Surgeon Marc Wallack was seven minutes into his run through Central Park in 2002 when he felt chest pain that he attributed to stress and indigestion. It happened again the next day, and again on a subsequent run. Finally, unable to ignore the telltale warning sign of heart problems, Wallack went to see a cardiologist and was told that all four of his coronary arteries were more than 95 percent blocked. He needed immediate open-heart surgery—a quadruple bypass—which he sailed through successfully from a physical standpoint, but psychologically left him feeling broken. "I woke up from the surgery and wasn't the same person," recalls Wallack, who is vice chair of the department of surgery at New York Medical College. His fears overwhelmed him. "I worried I was never going to operate again, pay my mortgage, support my family; every time I ate I could visualize the plaque going back on my arteries."
And he fantasized about dying, a hallmark of depression, which afflicts one in five patients after heart surgery and one in three heart attack survivors. Wallack knew other colleagues in the same boat; one had to quit his medical practice as a result. And Wallack knew that his depression, if left untreated, would dramatically increase his likelihood of more heart complications. So he and his wife, Fox News anchor Jamie Colby, devised an 8-step comeback plan and detailed it in their recently released book Back to Life After a Heart Crisis. "It was about helping to bring him back amongst the living," says Colby. For Wallack, that meant training for another marathon, which he managed to complete two years after his surgery; for Colby, it meant getting her husband through doctor's appointments, navigating him through career changes, and convincing him to see a therapist. Anyone who has been through heart surgery, Colby says, can benefit from trying the following:
Step 1: Take one night at a time. Most bypass surgery patients experience sleep problems initially, according to surveys, with many finding that the problems become chronic. "I'd close my eyes at night and worry that my heart wasn't going to continue to beat," recalls Wallack. What helped? His wife's reassuring words. "One night we were lying in bed and I had my head on his chest listening to his heart beat," says Colby. "I said, Marc, your heart is so loud, it's beating stronger than I've ever heard it before; I think that helped him." Regular visits to a psychiatrist and prescription sleeping pills (which he now only takes occasionally) also brought better sleep for the first few months. In addition, Wallack used a night-light and slept with the shades open to avoid total darkness, which he associated with death. And he initially took mid-morning naps since his fears didn't plague him during daylight hours as they did at night.
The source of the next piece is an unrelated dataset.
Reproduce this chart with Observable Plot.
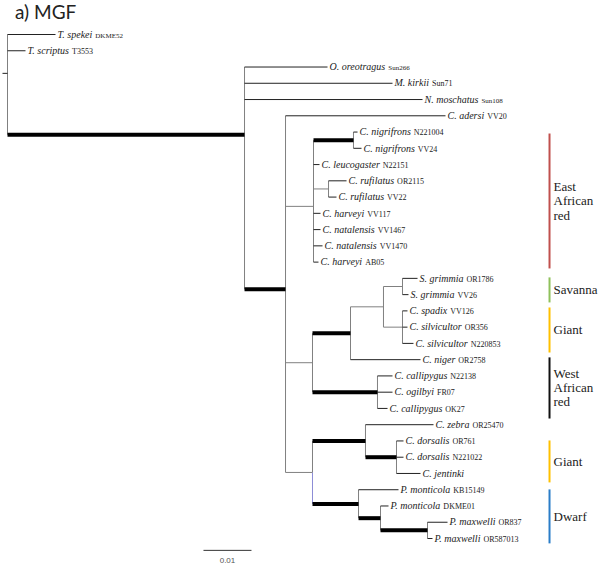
<!DOCTYPE html>
<html><head><meta charset="utf-8">
<script src="https://cdn.jsdelivr.net/npm/d3@7"></script>
<script src="https://cdn.jsdelivr.net/npm/@observablehq/plot@0.6"></script>
<style>
body{margin:0;background:#fff;}
#wrap{position:relative;width:600px;height:568px;}
#title{position:absolute;left:15px;top:2px;font-family:Lato,"Open Sans",sans-serif;font-size:19px;line-height:19px;color:#222;}
</style>
</head><body>
<div id="wrap"><div id="title">a) MGF</div><div id="chart"></div></div>
<script>
// ---- DATA ----
// Leaves, top to bottom
const leafNames = ["T. spekei","T. scriptus","O. oreotragus","M. kirkii","N. moschatus","C. adersi","C. nigrifrons","C. nigrifrons","C. leucogaster","C. rufilatus","C. rufilatus","C. harveyi","C. natalensis","C. natalensis","C. harveyi","S. grimmia","S. grimmia","C. spadix","C. silvicultor","C. silvicultor","C. niger","C. callipygus","C. ogilbyi","C. callipygus","C. zebra","C. dorsalis","C. dorsalis","C. jentinki","P. monticola","P. monticola","P. maxwelli","P. maxwelli"];
const leafCodes = ["DKME52","T3553","Sun266","Sun71","Sun108","VV20","N221004","VV24","N22151","OR2115","VV22","VV117","VV1467","VV1470","AB05","OR1786","VV26","VV126","OR356","N220853","OR2758","N22138","FR07","OK27","OR25470","OR761","N221022","","KB15149","DKME01","OR837","OR587013"];
const leafParents = ["R","R","A","A","A","B","NIG","NIG","EA","RUF","RUF","EA","EA","EA","EA","GRI","GRI","GIA","GIA","GIA","D","WA","WA","WA","H","DOR","DOR","DOR","P","P2","MAX","MAX"];
// distance from root (substitutions/site)
const leafDepths = [0.0100,0.00375,0.06667,0.08021,0.08646,0.09125,0.07292,0.07375,0.0650,0.07063,0.06854,0.06521,0.06521,0.06563,0.06479,0.08542,0.08354,0.08333,0.08333,0.08458,0.08604,0.08021,0.08021,0.07917,0.08875,0.0825,0.0825,0.08604,0.08146,0.07938,0.09167,0.08854];

// Internal nodes
const nodeIds     = ["R","A","B","EA","NIG","RUF","C","D","E","GRI","GIA","WA","F","H","DOR","P","P2","MAX"];
const nodeParents = [null,"R","A","B","EA","EA","B","C","D","E","E","C","B","F","H","F","P","P2"];
const nodeDepths  = [0,0.04938,0.05792,0.06375,0.07208,0.06688,0.06354,0.07146,0.07833,0.08229,0.08229,0.07708,0.06354,0.07458,0.08104,0.07313,0.07771,0.0875];
// branches (leading to these nodes) drawn bold
const thickBranches = ["A","B","NIG","D","WA","H","DOR","P","P2","MAX"];
const rootStem = 0.00104;

// Clade labels (span in leaf-row units)
const groupLabels = ["East\nAfrican\nred","Savanna","Giant","West\nAfrican\nred","Giant","Dwarf"];
const groupStart  = [6.09,14.94,16.79,19.86,24.97,27.98];
const groupEnd    = [14.39,16.48,19.56,23.62,27.55,31.30];

const scaleBarLength = 0.01;
const scaleBarLabel = "0.01";

// ---- STYLE / LAYOUT ----
const groupColors = ["#c0504d","#8fc15b","#ffc000","#111111","#ffc000","#2a7dc8"];
const smallCodes = ["DKME52","Sun266","Sun108"];
const SERIF = "'Liberation Serif', 'Times New Roman', serif";
const BAR_X = 0.11292, LABEL_X = 0.11375;
const SCALE_X0 = 0.04083, SCALE_Y = 31.73, SCALE_LABEL_Y = 32.35;

// ---- BUILD TREE ----
const nodes = new Map();
nodeIds.forEach((id,i)=>nodes.set(id,{id,parent:nodeParents[i],x:nodeDepths[i],children:[],leaf:false}));
leafNames.forEach((n,i)=>nodes.set("L"+i,{id:"L"+i,parent:leafParents[i],x:leafDepths[i],y:i,children:[],leaf:true,name:n,code:leafCodes[i]}));
for (const n of nodes.values()) if (n.parent) nodes.get(n.parent).children.push(n);
function setY(n){ if (n.leaf) return n.y; n.y = d3.mean(n.children, setY); return n.y; }
const root = nodes.get("R");
setY(root);

const horiz = [];
for (const n of nodes.values()) {
  if (!n.parent) continue;
  const p = nodes.get(n.parent);
  horiz.push({x1:p.x, x2:n.x, y:n.y, thick:thickBranches.includes(n.id), leaf:n.leaf});
}
horiz.push({x1:-rootStem, x2:0, y:root.y, thick:false, leaf:true});
const verts = [];
for (const n of nodes.values()) {
  if (n.leaf) continue;
  const ys = n.children.map(c=>c.y);
  const lo = d3.min(ys), hi = d3.max(ys);
  if (n.id === "F") {
    verts.push({x:n.x, y1:lo, y2:n.y, c:"#808080"});
    verts.push({x:n.x, y1:n.y, y2:hi, c:"#8c8cd6"});
  } else verts.push({x:n.x, y1:lo, y2:hi, c:"#808080"});
}
const leaves = [...nodes.values()].filter(n=>n.leaf);
const groups = groupLabels.map((t,i)=>({t, s:groupStart[i], e:groupEnd[i], c:groupColors[i]}));

const chart = Plot.plot({
  width:600, height:568, margin:0,
  style:{fontFamily:SERIF},
  x:{domain:[0,0.1], range:[7,487], axis:null},
  y:{domain:[0,31], range:[34,538], axis:null},
  marks:[
    Plot.link(verts,{x1:"x",x2:"x",y1:"y1",y2:"y2",stroke:"c",strokeWidth:1}),
    Plot.link(horiz.filter(d=>!d.thick),{x1:"x1",x2:"x2",y1:"y",y2:"y",stroke:d=>d.leaf?"#222":"#808080",strokeWidth:1}),
    Plot.link(horiz.filter(d=>d.thick),{x1:"x1",x2:"x2",y1:"y",y2:"y",stroke:"#000",strokeWidth:4}),
    Plot.text(leaves,{x:"x",y:"y",text:d=>d.name+"|"+d.code,textAnchor:"start",dx:2,fontSize:10,fontFamily:SERIF,fill:"#222"}),
    Plot.link(groups,{x1:()=>BAR_X,x2:()=>BAR_X,y1:"s",y2:"e",stroke:"c",strokeWidth:2}),
    Plot.text(groups,{x:()=>LABEL_X,y:d=>(d.s+d.e)/2,text:"t",textAnchor:"start",lineAnchor:"middle",lineHeight:1.08,fontSize:13,fontFamily:SERIF,fill:"#222"}),
    Plot.link([scaleBarLength],{x1:()=>SCALE_X0,x2:d=>SCALE_X0+d,y1:()=>SCALE_Y,y2:()=>SCALE_Y,stroke:"#333",strokeWidth:1}),
    Plot.text([scaleBarLabel],{x:()=>SCALE_X0+scaleBarLength/2,y:()=>SCALE_LABEL_Y,text:d=>d,fontSize:8,fontFamily:"'Liberation Sans', Arial, sans-serif",fill:"#555"})
  ]
});
document.getElementById("chart").appendChild(chart);

const NS = "http://www.w3.org/2000/svg";
chart.querySelectorAll("text").forEach(t=>{
  const s = t.textContent;
  if (s === scaleBarLabel) return;
  t.style.fontFamily = SERIF;
  t.querySelectorAll("tspan").forEach(ts=>ts.style.fontFamily = SERIF);
  if (!s.includes("|")) return;
  // split leaf labels into italic name + small upright code
  const [nm, cd] = s.split("|");
  t.textContent = "";
  const a = document.createElementNS(NS,"tspan");
  a.setAttribute("font-style","italic"); a.textContent = nm; t.appendChild(a);
  if (cd) {
    const b = document.createElementNS(NS,"tspan");
    b.setAttribute("font-size", smallCodes.includes(cd) ? "7" : "8");
    b.setAttribute("dx","3"); b.textContent = cd; t.appendChild(b);
  }
});
</script>
</body></html>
Step 2: Face the pain head-on—both the physical and the emotional. While Wallack took strong painkillers in the days following his surgery, he credits his wife for helping him avoid a potential addiction; she made him stop taking the pills after eight days once his physical pain had subsided. The pills, he writes, "made me high and lifted my severe postoperative depression" but were not safe in the long-term. Instead, he started seeing a therapist and was prescribed antidepressants. His therapist helped him realize that he was actually experiencing post-traumatic stress disorder, common in war veterans and rape victims, but also in those who have been through life-threatening medical experiences. Through counseling, Wallack learned to use his heart attack fears as a way to motivate himself to get healthy through cardiac rehabilitation, stress management, and dietary changes. Colby helped boost her husband's spirits by renting uplifting action movies like Rocky and Rambo and screening gifts and cards sent by well-meaning but sometimes misguided loved ones. One card that she initially hid from him had a depressing message saying: "So sorry you went through this; someday you'll recover."